Together with Taylor’s custom-designed “professional audio”-grade preamp, this system produces exceptional amplified tone and responsiveness. On stage through a PA, plugged into your favorite acoustic amplifier, or direct into recording software, the Expression System 2 faithfully conveys the voice of your Taylor guitar.
Behind the ES2 Design: Rethinking the Piezo Pickup
For decades, piezo-electric transducers have been positioned under the saddle of a guitar based on the long-held belief that the string and top vibration cause the saddle to “bounce” up and down. But Taylor’s electronics team, led by developer David Hosler, discovered that the vertical movement is actually heavily restricted, and that the saddle gets “locked down” due to the string tension’s downward pressure.

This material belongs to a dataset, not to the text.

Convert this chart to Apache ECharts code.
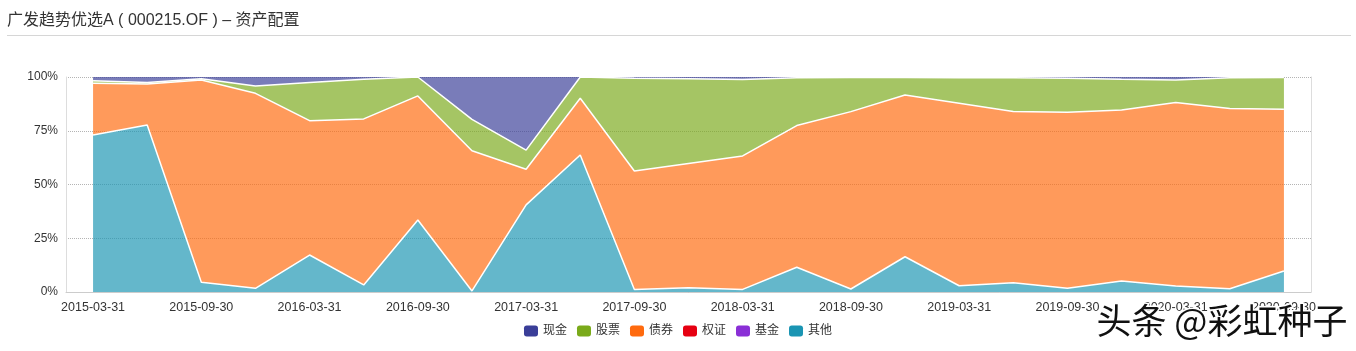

That’s why a traditional under-saddle pickup with piezo-electric crystals often responds with a sound often characterized as thin, brittle, brash or synthetic, especially with more aggressive playing.
The saddle’s natural range of movement as the guitar is being played is actually back and forth like a pendulum. That revelation led Taylor’s design team to relocate the crystals from under the saddle to behind it.
The new positioning enables the crystals to respond more naturally to the guitar’s energy as it is transferred through the saddle. Three pickup sensors are installed behind the saddle, through the bridge, with three tiny Allen screws that calibrate the position of the sensors in relation to the saddle.
Like the original Expression System, the ES2 features the same volume and tone control knobs. The preamp is similar but with a slightly different gain structure. As a result it will be about 25 percent hotter, which is more in line with other pickups. This makes it plug-and-play friendly both for artists and live sound mixers.